The claim states that the students were subjected to various forms of abuse from 1973 to 1997.  None of the allegations have been proven in court.

Also named as defendants are Rev. Charles Farnsworth and his wife, Betty, and Rev. Al Haig and his ex-wife, Mary. It identified Mr. Farnsworth as “an ordained Anglican deacon and priest who, together with Father Haig, founded and operated Grenville Christian College from 1969 to 1997.” It adds that both men were ordained and licensed by then-diocesan bishop of Ontario, Henry Hill, “who was also the episcopal visitor of the Community of Jesus.”

(Bishop Hill, who resigned as diocesan bishop in 1981, died in 2006.)

The school, the plaintiffs state, “held itself out as an Anglican private school where children who attended would be taught in the Anglican faith and with Anglican values.”

They add that the diocese “regularly held meetings and workshops” at the school and participated in ceremonies, including the consecration of a new Anglican chapel in 1994 by four bishops “at which time members and ‘clergy’ of the Community of Jesus were present.”

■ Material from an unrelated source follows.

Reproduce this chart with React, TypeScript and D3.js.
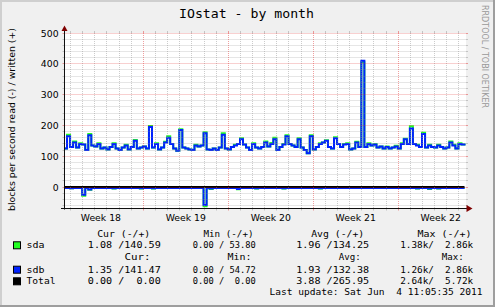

Among the suit’s allegations of abuse were that students were forced to participate in exorcisms, publicly humiliated and called derogatory names, confronted and verbally abused for perceived homosexuality, subjected to sleep deprivation as a form of punishment and subjected to inappropriate sexual comments and touching.

The diocese of Ontario declined to comment on the lawsuit.

When allegations of abuse first surfaced last August, the diocesan bishop of Ontario, George Bruce, and Canon Geoff Jackson, chair of the school’s board of directors, denied that the Anglican church had any connection to the school. But after receiving a number of written complaints from former Grenville students, the diocese launched an investigation into allegations of abuse. That investigation was suspended in October after former students of the school filed a $1-billion class action lawsuit against the school, the Anglican Church of Canada, Mr. Farnsworth and Mr. Haig, and the Community of Jesus.